Digo todo esto porque existe una épica de aquel tranvía que unía Valencia con los barrios marítimos (el fantástico Tranvía a La Malvarrosa de Manuel Vicent), aquel tren algo simoniano que conectaba aquellos dos mundos tan cercanos, pero tan diferentes y enconados, dándose la espalda. Los grauers cara al mar, y los valencianos, evidentemente, cara a Madrid. Valencia nunca ha sido una ciudad marinera, como pueda serlo Barcelona o Alicante: quizá por algún tipo de atavismo a los peligros que vienen del mar o quizá porque la gente del Cabanyal siempre ha visto con poca simpatía a los señoritos (a los pixavins) de la capital. Tan sólo ahora, las ansias especuladoras de nuestro ayuntamiento han fijado su atención en aquellos barrios desde siempre autónomos y singulares: la proyectada prolongación de la avenida de Blasco Ibáñez partiría en dos la zona marítima y asolaría muchas de las casas de pescadores, de tipo modernista naïf.

En cualquier caso, es cierto que la gente del Cabanyal -como diría Joan Fuster- es dicharachera, colorinesca y gesticulante. En el paseo de J.J. Dómine, frente a las Atarazanas, y mirando al mar, se encuentra una bella alineación de ombús, un árbol que se aviene perfectamente con ese carácter parlanchín de los vecinos del marítimo. El ombú -también llamado árbol de la Bella Sombra- fue introducido desde América por los indianos, y por su resistencia a la salinidad y a la falta de agua está bien aclimatado a las proximidades del mar. Manuel Vázquez Montalbán explica que en la Plaça Prim de Barcelona, repleta de lofts de artistas, crece un ombú gigante que se trajo algún "tío de América". En el puerto de Mahón, también recuerdo dos de estos árboles, de tamaño monumental. Y es que los ombús (que en guaraní significa precisamente "sombra"), por su rápido crecimiento y por las aparatosas circunvoluciones de sus raíces, son gigantes arbóreos, algo mastodónticos y paquidérmicos. Sus retorcidas y gruesas raíces conforman bancos naturales, y según cuentan, los viejos pescadores y estibadores de los muelles acostumbraban a sentarse en ellas y a dar rienda suelta a la tertulia, mientras vigilaban la actividad del puerto.
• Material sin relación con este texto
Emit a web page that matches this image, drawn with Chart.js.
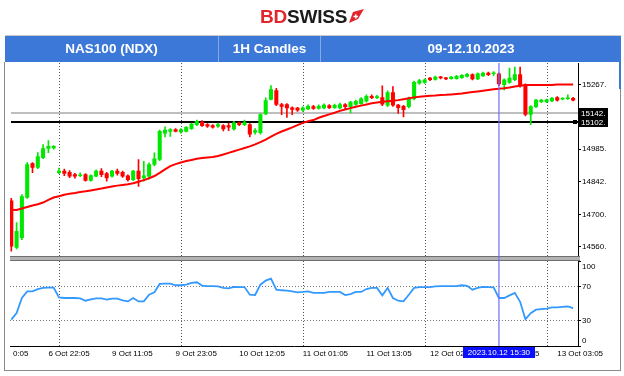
<!DOCTYPE html>
<html>
<head>
<meta charset="utf-8">
<script src="https://cdn.jsdelivr.net/npm/chart.js@4.4.0/dist/chart.umd.min.js"></script>
<style>
  body { margin: 0; background: #fff; font-family: "Liberation Sans", Arial, sans-serif; }
  #wrap { position: relative; width: 624px; height: 376px; overflow: hidden; }
  #chart { position: absolute; left: 0; top: 0; }
  .logo { position: absolute; left: 260px; top: 7px; font-weight: bold; font-size: 19px; line-height: 19px; white-space: nowrap; letter-spacing: -0.2px; }
  .logo svg { position: absolute; left: 89px; top: 2px; }
  .bar { position: absolute; left: 5px; top: 35px; width: 616px; height: 27px; background: #3b78d8; border-top: 1px solid #c9c9c9; box-sizing: border-box; }
  .cell { position: absolute; top: 0; height: 26px; line-height: 26px; text-align: center; color: #fff; font-weight: bold; font-size: 13.5px; box-sizing: border-box; }
  .cell + .cell { border-left: 1px solid #86a9e6; }
  .frame { position: absolute; left: 4px; top: 62px; width: 617px; height: 309px; border: 1px solid #8a8a8a; border-top: none; box-sizing: border-box; }
  .edge { position: absolute; left: 619px; top: 62px; width: 2px; height: 27px; background: #3b78d8; }
</style>
</head>
<body>
<div id="wrap">
  <canvas id="chart" width="624" height="376"></canvas>
  <div class="logo"><span style="color:#e3262e">BD</span><span style="color:#1b1b1b">SWISS</span><svg width="15" height="14" viewBox="0 0 15 14"><polygon points="0,14 4,3 15,0 9,10" fill="#e3262e"/><path d="M4.5 7.5h4.5M6.8 5.2v4.6" stroke="#fff" stroke-width="1.3"/></svg></div>
  <div class="bar">
    <div class="cell" style="left:0;width:213px">NAS100 (NDX)</div>
    <div class="cell" style="left:213px;width:102px">1H Candles</div>
    <div class="cell" style="left:315px;width:301px">09-12.10.2023</div>
  </div>
  <div class="frame"></div>
  <div class="edge"></div>
</div>
<script>
// hourly candles, 6 Oct 10:00 .. 13 Oct 05:00 (index = candle number)
const opens = [14760,14556,14599,14774,14922,14905,14948,14988,14990,14882,
  14889,14884,14874,14869,14874,14849,14867,14889,14879,14867,
  14889,14884,14869,14852,14889,14860,14867,14918,14940,15055,
  15063,15071,15060,15063,15075,15092,15103,15092,15088,15085,
  15088,15088,15073,15100,15092,15092,15059,15057,15139,15202,
  15241,15180,15180,15165,15164,15155,15161,15171,15163,15165,
  15175,15166,15165,15180,15170,15180,15184,15194,15216,15210,
  15210,15177,15232,15177,15172,15170,15205,15273,15276,15295,
  15289,15300,15296,15293,15293,15297,15302,15310,15291,15305,
  15317,15314,15314,15266,15276,15288,15310,15266,15137,15171,
  15192,15192,15196,15210,15203,15205,15207];
const highs = [14770,14665,14787,14927,14927,14970,15005,15022,15001,14903,
  14898,14892,14880,14882,14878,14873,14895,14900,14884,14893,
  14898,14889,14873,14893,14940,14932,14925,14969,15068,15082,
  15075,15075,15075,15084,15099,15112,15110,15097,15092,15099,
  15092,15099,15107,15103,15112,15097,15075,15140,15209,15262,
  15250,15185,15184,15170,15168,15170,15178,15176,15178,15183,
  15180,15182,15186,15184,15194,15199,15210,15222,15222,15220,
  15261,15240,15258,15181,15176,15212,15282,15290,15292,15299,
  15304,15303,15299,15303,15307,15311,15316,15314,15318,15321,
  15321,15324,15318,15292,15339,15343,15343,15270,15175,15203,
  15203,15204,15211,15214,15210,15222,15211];
const lows = [14540,14550,14590,14770,14883,14900,14944,14970,14985,14878,
  14869,14861,14858,14865,14845,14845,14865,14865,14845,14863,
  14872,14862,14845,14848,14823,14845,14855,14912,14935,15039,
  15041,15060,15055,15060,15071,15088,15084,15080,15077,15080,
  15065,15066,15068,15088,15088,15038,15051,15050,15136,15200,
  15175,15136,15124,15136,15150,15150,15157,15159,15160,15161,
  15162,15163,15161,15160,15143,15176,15180,15190,15205,15205,
  15175,15170,15172,15141,15126,15165,15200,15268,15272,15284,
  15286,15292,15288,15290,15290,15294,15299,15287,15288,15302,
  15306,15306,15262,15244,15272,15284,15256,15130,15092,15166,
  15188,15188,15192,15195,15200,15202,15196];
const closes = [14562,14627,14778,14918,14905,14953,14988,14997,14997,14889,
  14879,14867,14867,14873,14849,14870,14889,14874,14860,14889,
  14879,14867,14852,14889,14856,14869,14918,14943,15063,15068,
  15071,15063,15071,15080,15095,15107,15088,15085,15081,15092,
  15073,15081,15100,15092,15101,15051,15066,15136,15197,15245,
  15180,15172,15165,15158,15155,15165,15172,15163,15172,15177,
  15166,15176,15180,15170,15190,15194,15205,15216,15210,15215,
  15181,15232,15177,15166,15157,15207,15277,15284,15288,15288,
  15300,15296,15292,15300,15303,15307,15312,15291,15314,15317,
  15310,15317,15270,15288,15295,15310,15261,15137,15171,15199,
  15199,15200,15207,15199,15207,15208,15199];
const maValues = [14721,14720,14726,14733,14739,14745,14752,14764,14774,14780,
  14786,14791,14794,14798,14801,14805,14809,14813,14818,14822,
  14826,14829,14832,14836,14843,14850,14858,14868,14882,14897,
  14911,14920,14927,14933,14938,14943,14946,14949,14951,14955,
  14962,14969,14976,14983,14990,14997,15006,15016,15027,15040,
  15052,15062,15071,15080,15090,15100,15107,15112,15122,15130,
  15137,15144,15152,15158,15164,15170,15175,15180,15185,15189,
  15192,15194,15196,15199,15203,15207,15211,15214,15216,15218,
  15219,15221,15222,15224,15226,15228,15231,15234,15237,15240,
  15243,15246,15249,15251,15254,15258,15262,15265,15265,15265,
  15265,15265,15265,15267,15267,15267,15267];
const rsiValues = [31,38.7,56.5,64.3,64.3,67,68.4,68.6,68.6,57.2,
  56.5,56.5,56.5,56,53.3,55,56,56,54.5,55.8,
  55.8,53.7,52.5,56.5,52.5,52.5,60.4,63.2,73.1,73.4,
  73.4,71.5,71.5,72.2,74.3,75,71.1,70.5,70.5,70.1,
  68.4,67.8,69.7,69.4,69.4,60.4,60,72.2,77,79.4,
  66.3,65.6,65.3,64.3,63.2,63.6,64.3,62.5,62.5,62.5,
  63.6,63.6,63.6,60,61.2,63.6,63.6,67,68.4,68.4,
  59.6,68.4,56.5,53.3,52.5,60.4,68.4,69.4,69.4,69.4,
  70.1,70.5,70.5,70.5,70.5,71.5,70.9,66.3,68.4,69.7,
  69.4,69,56.5,56.5,59.6,62.5,52,31.5,38.7,42.7,
  43.4,43.9,45.4,45.4,46.1,46.5,44.6];

const priceTicks = [15267, 14985, 14842, 14700, 14560];
const rsiTicks = [100, 70, 30, 0];
const levels = [15142, 15102];
const timeTickPos = [0.3, 7, 19, 31, 43, 55, 67, 79, 91, 103];
const timeTickLabels = ['0:05', '6 Oct 22:05', '9 Oct 11:05', '9 Oct 23:05', '10 Oct 12:05',
  '11 Oct 01:05', '11 Oct 13:05', '12 Oct 02:05', '12 Oct 14:05', '13 Oct 03:05'];
const dayStarts = [9, 32, 55, 78, 101];
const cursorIndex = 92;
const cursorLabel = '2023.10.12 15:30';

const FONT = '"Liberation Sans", Arial, sans-serif';
Chart.defaults.font.family = FONT;
Chart.defaults.font.size = 8;
Chart.defaults.color = '#000';

const candleColors = opens.map((o, i) => closes[i] >= o ? '#00e800' : '#ff0000');
const bodies = opens.map((o, i) => ({ x: i, y: [o, closes[i]] }));
const wicks = opens.map((o, i) => ({ x: i, y: [lows[i], highs[i]] }));

const paneDecor = {
  id: 'paneDecor',
  beforeDatasetsDraw(chart) {
    const { ctx, chartArea: area, scales } = chart;
    ctx.save();
    ctx.strokeStyle = '#555';
    ctx.lineWidth = 1;
    ctx.setLineDash([1, 2]);
    dayStarts.forEach(d => {
      const px = Math.round(scales.x.getPixelForValue(d)) + 0.5;
      ctx.beginPath();
      ctx.moveTo(px, area.top);
      ctx.lineTo(px, area.bottom);
      ctx.stroke();
    });
    ctx.setLineDash([]);
    levels.forEach((lv, k) => {
      const py = Math.round(scales.y.getPixelForValue(lv));
      ctx.strokeStyle = k === 0 ? '#a8a8a8' : '#000';
      ctx.lineWidth = k === 0 ? 1.5 : 2;
      ctx.beginPath();
      ctx.moveTo(area.left + 1, py);
      ctx.lineTo(area.right, py);
      ctx.stroke();
    });
    ctx.restore();
  },
  afterDatasetsDraw(chart) {
    const { ctx, chartArea: area, scales } = chart;
    const { x, y, rsi } = scales;
    ctx.save();
    // band between the two panes
    const sep = y.bottom;
    const bw = area.right - area.left + 2;
    ctx.fillStyle = '#b3b3b3';
    ctx.fillRect(area.left, sep - 2.5, bw, 5);
    ctx.fillStyle = '#6e6e6e';
    ctx.fillRect(area.left, sep - 2.5, bw, 1);
    ctx.fillRect(area.left, sep + 1.5, bw, 1);

    const cx = x.getPixelForValue(cursorIndex);
    ctx.strokeStyle = 'rgba(110,110,255,0.8)';
    ctx.lineWidth = 1.5;
    ctx.beginPath();
    ctx.moveTo(cx, area.top);
    ctx.lineTo(cx, area.bottom);
    ctx.stroke();

    ctx.font = '8px ' + FONT;
    ctx.textBaseline = 'middle';
    ctx.textAlign = 'left';
    levels.forEach(lv => {
      const py = y.getPixelForValue(lv);
      ctx.fillStyle = '#000';
      ctx.fillRect(area.right + 1, Math.round(py) - 5, 29, 10);
      ctx.fillStyle = '#fff';
      ctx.fillText(lv + '.', area.right + 3, Math.round(py) + 0.5);
    });
    const by = Math.round(y.getPixelForValue(levels[1]));
    ctx.fillStyle = '#000';
    ctx.fillRect(area.right - 5, by - 2, 4, 4);

    ctx.fillStyle = '#000';
    rsiTicks.forEach(v => {
      const py = Math.min(Math.max(rsi.getPixelForValue(v), rsi.top + 8.5), rsi.bottom - 5);
      ctx.fillText(String(v), area.right + 4, py);
    });

    const w = ctx.measureText(cursorLabel).width + 10;
    ctx.fillStyle = '#0a10ff';
    ctx.fillRect(Math.round(cx - w / 2), area.bottom + 1, Math.round(w), 11);
    ctx.fillStyle = '#fff';
    ctx.textAlign = 'center';
    ctx.fillText(cursorLabel, cx, area.bottom + 7);
    ctx.restore();
  }
};

new Chart(document.getElementById('chart'), {
  type: 'bar',
  data: {
    datasets: [
      { type: 'line', data: maValues.map((v, i) => ({ x: i, y: v })), yAxisID: 'y',
        borderColor: '#ff0000', borderWidth: 2, pointRadius: 0, order: 0 },
      { data: bodies, yAxisID: 'y', backgroundColor: candleColors, barThickness: 3.4,
        minBarLength: 1, grouped: false, order: 1 },
      { data: wicks, yAxisID: 'y', backgroundColor: candleColors, barThickness: 1,
        grouped: false, order: 2 },
      { type: 'line', data: rsiValues.map((v, i) => ({ x: i, y: v })), yAxisID: 'rsi',
        borderColor: '#3399ff', borderWidth: 1.8, pointRadius: 0, order: 0 }
    ]
  },
  options: {
    responsive: false,
    animation: false,
    devicePixelRatio: 1,
    layout: { padding: { top: 63, left: 10, right: 0, bottom: 0 } },
    plugins: { legend: { display: false }, tooltip: { enabled: false } },
    scales: {
      x: {
        type: 'linear', min: -0.245, max: 106.92, offset: false,
        afterFit: s => { s.height = 30; },
        afterBuildTicks: s => { s.ticks = timeTickPos.map(v => ({ value: v })); },
        ticks: { align: 'start', padding: 3, autoSkip: false, maxRotation: 0, minRotation: 0,
          callback: (v, i) => timeTickLabels[i] },
        grid: { display: false, drawTicks: false },
        border: { color: '#000' }
      },
      y: {
        type: 'linear', position: 'right', stack: 'panes', stackWeight: 195.5,
        min: 14508, max: 15361,
        afterFit: s => { s.width = 46; },
        afterBuildTicks: s => { s.ticks = priceTicks.map(v => ({ value: v })); },
        ticks: { padding: 1, callback: v => v + '.' },
        grid: { drawOnChartArea: false, tickLength: 3, color: '#000' },
        border: { color: '#000' }
      },
      rsi: {
        type: 'linear', position: 'right', stack: 'panes', stackWeight: 87.5,
        min: 0, max: 103,
        afterFit: s => { s.width = 46; },
        afterBuildTicks: s => { s.ticks = rsiTicks.map(v => ({ value: v })); },
        ticks: { display: false },
        grid: {
          tickLength: 3, tickColor: '#000',
          color: c => (c.tick && (c.tick.value === 30 || c.tick.value === 70)) ? '#7a7a7a' : 'rgba(0,0,0,0)'
        },
        border: { color: '#000', dash: [1, 2] }
      }
    }
  },
  plugins: [paneDecor]
});
</script>
</body>
</html>
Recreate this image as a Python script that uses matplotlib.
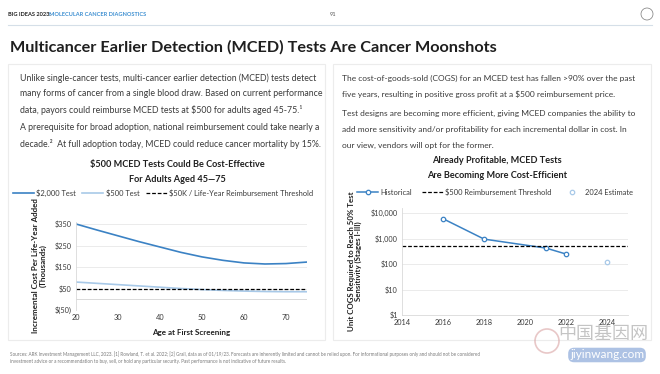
import matplotlib
matplotlib.use("Agg")
import matplotlib.pyplot as plt
from matplotlib.ticker import FuncFormatter, FixedLocator
from matplotlib.patches import FancyBboxPatch, Circle
from matplotlib.lines import Line2D

plt.rcParams['text.parse_math'] = False
plt.rcParams['font.family'] = ['Lato', 'DejaVu Sans']

# left chart: incremental cost per life-year added (thousands $)
ages = [20, 25, 30, 35, 40, 45, 50, 55, 60, 65, 70, 75]
cost_2000 = [350, 322, 295, 268, 243, 218, 197, 181, 169, 164, 166, 173]
cost_500 = [80, 74, 68, 62, 56, 50, 45, 41, 38, 36, 35, 35]
threshold_50k = 50

# right chart: unit COGS
hist_years = [2016, 2018, 2021, 2022]
hist_cogs = [6000, 950, 425, 245]
est_year = [2024]
est_cogs = [120]
threshold_500 = 500

W, H = 660, 374
DARK = "#1f1f1f"
TXT = "#3a3a3a"
BLUE = "#3b82c4"
LIGHT = "#a8c9e8"
GRID = "#e8e8e8"


def fx(x):
    return x / W


def fy(y):
    return 1 - y / H


fig = plt.figure(figsize=(6.6, 3.74), dpi=100)
fig.patch.set_facecolor("white")

# header
fig.text(fx(8), fy(14), "BIG IDEAS 2023:", fontsize=4.1, fontweight="bold", color=DARK, va="center")
fig.text(fx(49), fy(14), "MOLECULAR CANCER DIAGNOSTICS", fontsize=4.1, fontweight="bold",
         color="#3d8fd1", va="center")
fig.text(fx(330), fy(14), "91", fontsize=4.1, color="#555555", va="center")
fig.add_artist(Circle((6.47, 3.74 - 0.14), 0.06, transform=fig.dpi_scale_trans, fill=False,
                      ec="#777777", lw=0.5))
fig.add_artist(Line2D([fx(8), fx(652)], [fy(25), fy(25)], color="#d5dfe8", lw=0.8))

fig.text(fx(10), fy(47), "Multicancer Earlier Detection (MCED) Tests Are Cancer Moonshots",
         fontsize=11.7, fontweight="bold", color=DARK, va="center")

# panels
for x0, x1 in [(8, 325), (333, 651)]:
    fig.add_artist(FancyBboxPatch((fx(x0), fy(340)), fx(x1 - x0), (340 - 64) / H,
                                  boxstyle="square,pad=0", transform=fig.transFigure,
                                  fc="white", ec="#ececec", lw=0.8, zorder=0))

body = dict(fontsize=6.27, color=TXT, va="center")
left_lines = [
    (78, "Unlike single-cancer tests, multi-cancer earlier detection (MCED) tests detect"),
    (94, "many forms of cancer from a single blood draw. Based on current performance"),
    (110, "data, payors could reimburse MCED tests at $500 for adults aged 45-75.¹"),
    (128, "A prerequisite for broad adoption, national reimbursement could take nearly a"),
    (144, "decade.²  At full adoption today, MCED could reduce cancer mortality by 15%."),
]
for y, s in left_lines:
    fig.text(fx(20), fy(y), s, **body)

body_r = dict(body, fontsize=6.05)
right_lines = [
    (78, "The cost-of-goods-sold (COGS) for an MCED test has fallen >90% over the past"),
    (94, "five years, resulting in positive gross profit at a $500 reimbursement price."),
    (113, "Test designs are becoming more efficient, giving MCED companies the ability to"),
    (129, "add more sensitivity and/or profitability for each incremental dollar in cost. In"),
    (145, "our view, vendors will opt for the former."),
]
for y, s in right_lines:
    fig.text(fx(342), fy(y), s, **body_r)

# chart titles
ttl = dict(fontsize=6.6, fontweight="bold", color=DARK, ha="center", va="center")
fig.text(fx(177), fy(165), "$500 MCED Tests Could Be Cost-Effective", **ttl)
fig.text(fx(177), fy(179), "For Adults Aged 45—75", **ttl)
fig.text(fx(497), fy(161), "Already Profitable, MCED Tests", **ttl)
fig.text(fx(497), fy(175), "Are Becoming More Cost-Efficient", **ttl)

# ---- left chart
ylo, yhi = -50, 360
top_px = 310 - (yhi - ylo) * (86 / 400)
ax1 = fig.add_axes([fx(76), fy(310), fx(307 - 76), (310 - top_px) / H])
ax1.plot(ages, cost_2000, color=BLUE, lw=1.2, label="$2,000 Test")
ax1.plot(ages, cost_500, color=LIGHT, lw=1.2, label="$500 Test")
ax1.axhline(threshold_50k, color="black", lw=0.9, ls=(0, (3, 1.5)),
            label="$50K / Life-Year Reimbursement Threshold")
ax1.axhline(0, color="#d9d9d9", lw=0.7, zorder=0)
ax1.set_xlim(20, 75)
ax1.set_ylim(ylo, yhi)
ax1.yaxis.set_major_locator(FixedLocator([-50, 50, 150, 250, 350]))
ax1.yaxis.set_major_formatter(FuncFormatter(lambda v, p: f"$({abs(int(v))})" if v < 0 else f"${int(v)}"))
ax1.set_xticks([20, 30, 40, 50, 60, 70])
ax1.grid(axis="y", color=GRID, lw=0.6)
ax1.set_axisbelow(True)
for s in ["top", "right", "bottom"]:
    ax1.spines[s].set_visible(False)
ax1.spines["left"].set_color("#d9d9d9")
ax1.spines["left"].set_linewidth(0.6)
ax1.tick_params(length=0, labelsize=5.3, colors=TXT, pad=3)
ax1.set_xlabel("Age at First Screening", fontsize=5.8, fontweight="bold", color=DARK, labelpad=6)
ax1.set_ylabel("Incremental Cost Per Life-Year Added\n(Thousands)", fontsize=5.8,
               fontweight="bold", color=DARK, labelpad=6, linespacing=1.1)
ax1.legend(loc="center", bbox_to_anchor=(fx(163), fy(193)), bbox_transform=fig.transFigure,
           ncol=3, frameon=False, fontsize=5.4, handlelength=2.8, columnspacing=0.9,
           handletextpad=0.3, labelcolor=TXT)

# ---- right chart
ax2 = fig.add_axes([fx(402), fy(315), fx(628 - 402), (315 - 208) / H])
ax2.set_yscale("log")
ax2.plot(hist_years, hist_cogs, color=BLUE, lw=1.1, marker="o", ms=3.2, mfc="white",
         mec=BLUE, mew=0.9, label="Historical")
ax2.axhline(threshold_500, color="black", lw=0.9, ls=(0, (3, 1.5)),
            label="$500 Reimbursement Threshold")
ax2.plot(est_year, est_cogs, ls="none", marker="o", ms=3.2, mfc="white", mec=LIGHT,
         mew=0.9, label="2024 Estimate")
ax2.set_xlim(2014, 2025)
ax2.set_ylim(1, 10 ** 4.2)
ax2.yaxis.set_major_locator(FixedLocator([1, 10, 100, 1000, 10000]))
ax2.yaxis.set_minor_locator(FixedLocator([]))
ax2.yaxis.set_major_formatter(FuncFormatter(lambda v, p: f"${int(v):,}"))
ax2.set_xticks([2014, 2016, 2018, 2020, 2022, 2024])
ax2.grid(axis="y", color=GRID, lw=0.6)
ax2.set_axisbelow(True)
for s in ["top", "right"]:
    ax2.spines[s].set_visible(False)
for s in ["left", "bottom"]:
    ax2.spines[s].set_color("#d9d9d9")
    ax2.spines[s].set_linewidth(0.6)
ax2.tick_params(length=0, labelsize=5.3, colors=TXT, pad=3)
ax2.set_ylabel("Unit COGS Required to Reach 50% Test\nSensitivity (Stages I-III)", fontsize=5.7,
               fontweight="bold", color=DARK, labelpad=6, linespacing=1.1)
ax2.legend(loc="center", bbox_to_anchor=(fx(495), fy(192)), bbox_transform=fig.transFigure,
           ncol=3, frameon=False, fontsize=5.4, handlelength=2.8, columnspacing=1.3,
           handletextpad=0.3, labelcolor=TXT)

# footer
foot = dict(fontsize=3.35, color="#7a7a7a", va="center")
fig.text(fx(10), fy(354), "Sources: ARK Investment Management LLC, 2023. [1] Rowland, T. et al. 2022; [2] Grail, "
         "data as of 01/19/23. Forecasts are inherently limited and cannot be relied upon. For informational "
         "purposes only and should not be considered", **foot)
fig.text(fx(10), fy(361), "investment advice or a recommendation to buy, sell, or hold any particular "
         "security. Past performance is not indicative of future results.", **foot)

# watermark
fig.text(fx(603), fy(334), "中国基因网", fontsize=13, color="#8a8a8a", alpha=0.5, ha="center",
         va="center", family=["Noto Sans CJK SC", "DejaVu Sans"])
fig.text(fx(607), fy(355), "jiyinwang.com", fontsize=8.5, color="white", ha="center", va="center",
         bbox=dict(boxstyle="round,pad=0.15,rounding_size=0.5", fc="#9fb8e0", ec="none", alpha=0.85))
fig.add_artist(Circle((5.47, 3.74 - 3.41), 0.12, transform=fig.dpi_scale_trans, fill=False,
                      ec="#d9a3a3", lw=1.2, alpha=0.6))

fig.savefig("out.png", dpi=100)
Ahora estos asientos son ocupados por subsaharianas, y por algún chulo que vigila el correcto desarrollo del negocio. El viejo paseo de ombús se llena cada noche de emigrantes. En cierto modo, este árbol tan singular -los jardineros dicen que ningún ombú se parece a otro- nos podría hablar largamente de los infortunios humanos. De la lucha por la vida de "nuestros primeros padres", pero también de todas estas desgraciadas que cada día han de lidiar con la fauna noctámbula portuaria. Su sombra es fresca y agradable, pero su porte, con sus hojas lánguidas y sus ramas colgantes, transmite una constante tristeza. La nostalgia incurable de algún "tío de América".